Philadelphia Police Commissioner Richard Ross announced on Thursday that more than a dozen Philadelphia police officers will be suspended or terminated for their racist and violent posts on Facebook, and city police will now begin to work to “earn back the trust of the people they’ve sworn an oath to protect.”
Standing alongside police brass and Mayor Jim Kenney at police headquarters, Ross said an internal investigation identified 13 officers who went beyond violating the department’s social media policy by posting material that was not only offense and unprotected, but demonstrated they have “little or no regard for their position as police officers.”

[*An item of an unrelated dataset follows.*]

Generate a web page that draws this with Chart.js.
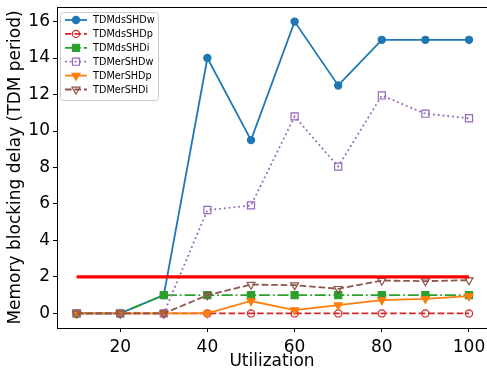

The officers will be suspended for 30 days as the department takes steps to fire them, Ross said. The highest ranking officer facing termination was a sergeant.
Four additional officers, whose posts were determined to be “less egregious,” each will face a 30-day suspensions.
“I continue to be very angered and disappointed by these posts, many of which, in my view, violate the basic tenets of human decency,” Ross said. “I am saddened by the fact that there are some that would attempt to even justify such hateful and vile behavior.”
Police officers are held to a higher standard than others, and they are aware of that “from the moment we take this job,” Ross said. “This is not indicative by any means of who we are. But our charge is to carry out our jobs with integrity. That was not the case with some, as we have seen.”
As expected, the Philadelphia Fraternal Order of Police Lodge No. 5 will fight the disciplinary actions.
“We are aware of the dismissals and disappointed that our officers will be terminated without due-process. We are currently meeting with each officer to prepare an appropriate response to protect our members’ rights under the contract,” said FOP President John McNesby in a statement. “FOP Lodge Number 5 and our members condemn racist and hateful speech in any form. The overwhelming majority of our members serve this city with integrity and professionalism.”
The police union met with some of those officers caught up in controversy on Thursday, according to a source with knowledge of the meeting. The FOP also sent a letter to officers advising them not to sign anything without first contacting the FOP.
Rochelle Bilal, the president of the Guardian Civic League, an organization that represents minority police officers, declined to comment, except to note the small number of officers who are being disciplined.
The 17 officers facing disciplinary actions were among 72 officers Ross had placed on desk duty after the Plain View Project, a research group that looked at several police departments across the country, shared their Facebook posts on its website. The Plain View Project identified more than 320 Philadelphia police officers who appeared to make thousands of racist, sexist, violent or otherwise offensive posts.
Ross said it is unlikely that there will be any more terminations, but some of posts made by the other officers are still under scrutiny. He would not reveal the nature of the continuing investigations but said he expected them to be complete by Labor Day.
In the posts, it appears officers said suspects — often Black men — “should be dead” or “should have more lumps on his head.”
Officers apparently frequently referred to Black people as “animals” and said they “should be taken out back and put down” or locked in cages. Officers appeared to advocate shooting suspects on sight and using cars to drive over protesters. Some officers also appeared to praise white supremacists.
In other posts, officers appeared to joke about raping and beating women.
When Ross was asked if the posts represented a failure in his leadership, Kenney jumped in, saying he sees Ross’ leadership every day and he’s confident in it.
“We’ve made tremendous progress in this department over the last few years and we’ll continue to make progress,” Kenney said. “But I think this is about people having hate in their hearts. There isn’t anything that he can do to get the hate in their hearts out other than to fire them, discipline them and train them.”
Solomon Jones, a WURD radio host and local columnist who had organized protests over the social media posts, said he was pleased with the initial disciplinary actions handed out, “but it’s just a start.”
“It’s a reflection of what can happen when people come together and speak with a single voice and say, ‘This is not something we are going to tolerate,’” he said.
The officers exposed in the database continue to pose a danger to the community, Jones maintained. He stressed the department must address its culture and the union protections that allow officers to feel empowered to voice those views publicly.
Jones said he and protesters will continue to put the pressure on Ross and Kenney over the officers’ social media posts.
A community forum is scheduled to take place at 3 p.m. on July 28 at Mother Bethel A.M.E. Church, at 419 S. 6th St., where city and police officials are expected to provide further updates about the posts and the internal investigation, Jones said.